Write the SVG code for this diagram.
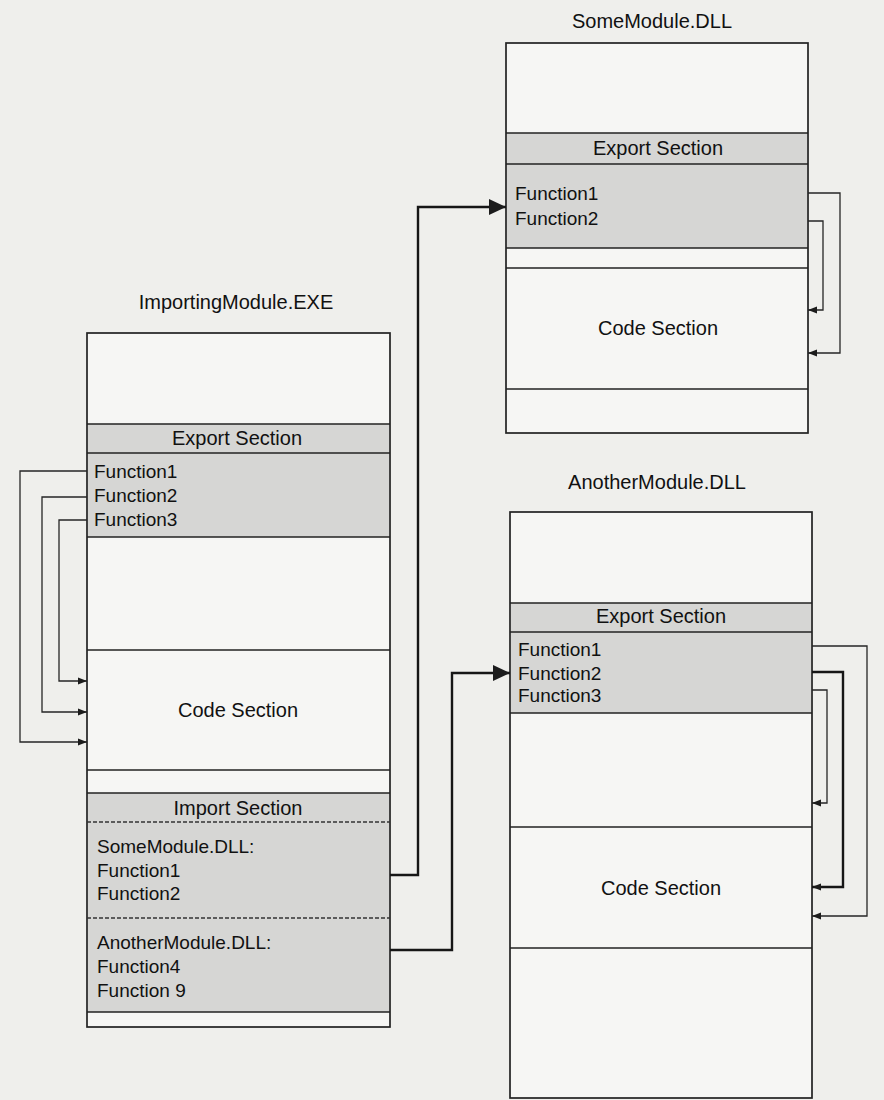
<svg xmlns="http://www.w3.org/2000/svg" width="884" height="1100" viewBox="0 0 884 1100">
  <defs>
    <style>
      text { font-family: "Liberation Sans", Arial, sans-serif; fill: #111111; }
      .title { font-size: 20px; text-anchor: middle; }
      .head { font-size: 20px; text-anchor: middle; }
      .fn { font-size: 19px; }
      .box { fill: #f6f6f4; stroke: #222222; stroke-width: 1.7; }
      .shade { fill: #d6d6d4; stroke: none; }
      .rule { stroke: #222222; stroke-width: 1.7; fill: none; }
      .dash { stroke: #333333; stroke-width: 1.4; stroke-dasharray: 4 2; fill: none; }
      .link { stroke: #262626; stroke-width: 1.3; fill: none; }
      .link-bold { stroke: #161616; stroke-width: 2.4; fill: none; }
    </style>
    <marker id="tip-small" viewBox="0 0 10 8" refX="10" refY="4" markerWidth="9" markerHeight="8" markerUnits="userSpaceOnUse" orient="auto">
      <path d="M0,0 L10,4 L0,8 Z" fill="#1c1c1c"/>
    </marker>
    <marker id="tip-large" viewBox="0 0 17 16" refX="17" refY="8" markerWidth="17" markerHeight="16" markerUnits="userSpaceOnUse" orient="auto">
      <path d="M0,0 L17,8 L0,16 Z" fill="#1c1c1c"/>
    </marker>
  </defs>

  <!-- page -->
  <rect x="0" y="0" width="884" height="1100" fill="#efefec"/>

  <!-- ImportingModule.EXE -->
  <g id="importing-module">
    <text class="title" x="236" y="309">ImportingModule.EXE</text>
    <rect class="box" x="87" y="333" width="303" height="694"/>
    <rect class="shade" x="88" y="424" width="301" height="113"/>
    <rect class="shade" x="88" y="793" width="301" height="219"/>
    <line class="rule" x1="87" y1="424" x2="390" y2="424"/>
    <line class="rule" x1="87" y1="453" x2="390" y2="453"/>
    <line class="rule" x1="87" y1="537" x2="390" y2="537"/>
    <line class="rule" x1="87" y1="650" x2="390" y2="650"/>
    <line class="rule" x1="87" y1="770" x2="390" y2="770"/>
    <line class="rule" x1="87" y1="793" x2="390" y2="793"/>
    <line class="dash" x1="87" y1="822" x2="390" y2="822"/>
    <line class="dash" x1="87" y1="918" x2="390" y2="918"/>
    <line class="rule" x1="87" y1="1012" x2="390" y2="1012"/>
    <text class="head" x="237" y="445">Export Section</text>
    <text class="fn" x="94" y="478">Function1</text>
    <text class="fn" x="94" y="502">Function2</text>
    <text class="fn" x="94" y="526">Function3</text>
    <text class="head" x="238" y="717">Code Section</text>
    <text class="head" x="238" y="815">Import Section</text>
    <text class="fn" x="97" y="853">SomeModule.DLL:</text>
    <text class="fn" x="97" y="877">Function1</text>
    <text class="fn" x="97" y="900">Function2</text>
    <text class="fn" x="97" y="949">AnotherModule.DLL:</text>
    <text class="fn" x="97" y="973">Function4</text>
    <text class="fn" x="97" y="997">Function 9</text>
  </g>

  <!-- SomeModule.DLL -->
  <g id="some-module">
    <text class="title" x="652" y="28">SomeModule.DLL</text>
    <rect class="box" x="506" y="43" width="302" height="390"/>
    <rect class="shade" x="507" y="133" width="300" height="115"/>
    <line class="rule" x1="506" y1="133" x2="808" y2="133"/>
    <line class="rule" x1="506" y1="164" x2="808" y2="164"/>
    <line class="rule" x1="506" y1="248" x2="808" y2="248"/>
    <line class="rule" x1="506" y1="268" x2="808" y2="268"/>
    <line class="rule" x1="506" y1="389" x2="808" y2="389"/>
    <text class="head" x="658" y="155">Export Section</text>
    <text class="fn" x="515" y="200">Function1</text>
    <text class="fn" x="515" y="225">Function2</text>
    <text class="head" x="658" y="335">Code Section</text>
  </g>

  <!-- AnotherModule.DLL -->
  <g id="another-module">
    <text class="title" x="657" y="489">AnotherModule.DLL</text>
    <rect class="box" x="510" y="512" width="302" height="586"/>
    <rect class="shade" x="511" y="603" width="300" height="110"/>
    <line class="rule" x1="510" y1="603" x2="812" y2="603"/>
    <line class="rule" x1="510" y1="632" x2="812" y2="632"/>
    <line class="rule" x1="510" y1="713" x2="812" y2="713"/>
    <line class="rule" x1="510" y1="827" x2="812" y2="827"/>
    <line class="rule" x1="510" y1="948" x2="812" y2="948"/>
    <text class="head" x="661" y="623">Export Section</text>
    <text class="fn" x="518" y="656">Function1</text>
    <text class="fn" x="518" y="680">Function2</text>
    <text class="fn" x="518" y="702">Function3</text>
    <text class="head" x="661" y="895">Code Section</text>
  </g>

  <!-- connectors -->
  <g id="connectors">
    <!-- exports of ImportingModule.EXE into its code section -->
    <path class="link" d="M87,471 H20 V742 H87" marker-end="url(#tip-small)"/>
    <path class="link" d="M87,497 H42 V712 H87" marker-end="url(#tip-small)"/>
    <path class="link" d="M87,520 H59 V681 H87" marker-end="url(#tip-small)"/>
    <!-- import entries resolved to the DLL export tables -->
    <path class="link-bold" d="M390,875 H418 V207 H506" marker-end="url(#tip-large)"/>
    <path class="link-bold" d="M390,950 H452 V673 H510" marker-end="url(#tip-large)"/>
    <!-- SomeModule.DLL exports into its code section -->
    <path class="link" d="M808,193 H840 V353 H808" marker-end="url(#tip-small)"/>
    <path class="link" d="M808,221 H823 V310 H808" marker-end="url(#tip-small)"/>
    <!-- AnotherModule.DLL exports into its code section -->
    <path class="link" d="M812,646 H867 V916 H812" marker-end="url(#tip-small)"/>
    <path class="link-bold" d="M812,672 H843 V887 H812" marker-end="url(#tip-small)"/>
    <path class="link" d="M812,690 H827 V803 H812" marker-end="url(#tip-small)"/>
  </g>
</svg>
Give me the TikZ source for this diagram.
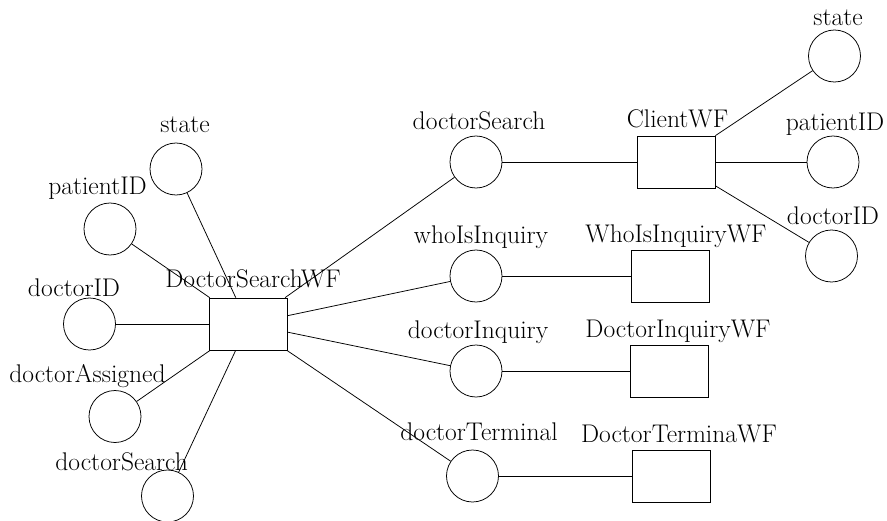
\documentclass[tikz,border=0pt]{standalone}
\tikzset{>=latex,
  attr/.style={draw,circle,minimum size=1.56cm,inner sep=0pt,line width=0.65pt},
  wfbox/.style={draw,rectangle,minimum width=2.34cm,minimum height=1.56cm,inner sep=0pt,line width=0.65pt},
  lab/.style={anchor=base,inner sep=0pt,font=\fontsize{21.8}{26}\selectfont},
  link/.style={line width=0.65pt}}

\begin{document}
\begin{tikzpicture}[x=0.03cm,y=-0.03cm]
  \useasboundingbox (0,0) rectangle (887,520);
  % workflows
  \foreach \n/\x/\y/\lx/\ly/\t in {wf/248/324/253/287/DoctorSearchWF,
      cwf/676/162/677.5/127/ClientWF, wiwf/670/276/676/242/WhoIsInquiryWF,
      diwf/669/371/678/337/DoctorInquiryWF, dtwf/671.5/476/679/442/DoctorTerminaWF} {%
    \node[wfbox] (\n) at (\x,\y) {};
    \node[lab] (\n-l) at (\lx,\ly) {\t};
  }
  % attributes
  \foreach \n/\x/\y/\lx/\ly/\t in {sL/176/169/185/132/state, pL/110/229/97.5/194/patientID,
      dL/89.5/324/74/296/doctorID, daL/115/416.5/87.5/382/doctorAssigned,
      dsL/167.5/496/121.7/470/doctorSearch, dsR/476/162/479/129/doctorSearch,
      wiq/476/276/481/243/whoIsInquiry, diq/476/371/478/338/doctorInquiry,
      dtm/472.5/476/479/440/doctorTerminal, stR/834.5/56/838/25/state,
      piR/833/162/835/130/patientID, diR/831.5/256/833/224/doctorID} {%
    \node[attr] (\n) at (\x,\y) {};
    \node[lab] (\n-l) at (\lx,\ly) {\t};
  }
  \foreach \a in {sL,pL,dL,daL,dsL,dsR,wiq,diq,dtm} { \draw[link] (wf) -- (\a); }
  \foreach \a/\b in {dsR/cwf,wiq/wiwf,diq/diwf,dtm/dtwf,cwf/stR,cwf/piR,cwf/diR} { \draw[link] (\a) -- (\b); }
\end{tikzpicture}
\end{document}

● Your goal
Every line from the one containing "Give me the TikZ source for this diagram." through the end of the listing is to be copied exactly; the pictures are not.

● Written solution
Give me the TikZ source for this diagram.
\documentclass[tikz,border=0pt]{standalone}
\tikzset{>=latex,
  attr/.style={draw,circle,minimum size=1.56cm,inner sep=0pt,line width=0.65pt},
  wfbox/.style={draw,rectangle,minimum width=2.34cm,minimum height=1.56cm,inner sep=0pt,line width=0.65pt},
  lab/.style={anchor=base,inner sep=0pt,font=\fontsize{21.8}{26}\selectfont},
  link/.style={line width=0.65pt}}

\begin{document}
\begin{tikzpicture}[x=0.03cm,y=-0.03cm]
  \useasboundingbox (0,0) rectangle (887,520);
  % workflows
  \foreach \n/\x/\y/\lx/\ly/\t in {wf/248/324/253/287/DoctorSearchWF,
      cwf/676/162/677.5/127/ClientWF, wiwf/670/276/676/242/WhoIsInquiryWF,
      diwf/669/371/678/337/DoctorInquiryWF, dtwf/671.5/476/679/442/DoctorTerminaWF} {%
    \node[wfbox] (\n) at (\x,\y) {};
    \node[lab] (\n-l) at (\lx,\ly) {\t};
  }
  % attributes
  \foreach \n/\x/\y/\lx/\ly/\t in {sL/176/169/185/132/state, pL/110/229/97.5/194/patientID,
      dL/89.5/324/74/296/doctorID, daL/115/416.5/87.5/382/doctorAssigned,
      dsL/167.5/496/121.7/470/doctorSearch, dsR/476/162/479/129/doctorSearch,
      wiq/476/276/481/243/whoIsInquiry, diq/476/371/478/338/doctorInquiry,
      dtm/472.5/476/479/440/doctorTerminal, stR/834.5/56/838/25/state,
      piR/833/162/835/130/patientID, diR/831.5/256/833/224/doctorID} {%
    \node[attr] (\n) at (\x,\y) {};
    \node[lab] (\n-l) at (\lx,\ly) {\t};
  }
  \foreach \a in {sL,pL,dL,daL,dsL,dsR,wiq,diq,dtm} { \draw[link] (wf) -- (\a); }
  \foreach \a/\b in {dsR/cwf,wiq/wiwf,diq/diwf,dtm/dtwf,cwf/stR,cwf/piR,cwf/diR} { \draw[link] (\a) -- (\b); }
\end{tikzpicture}
\end{document}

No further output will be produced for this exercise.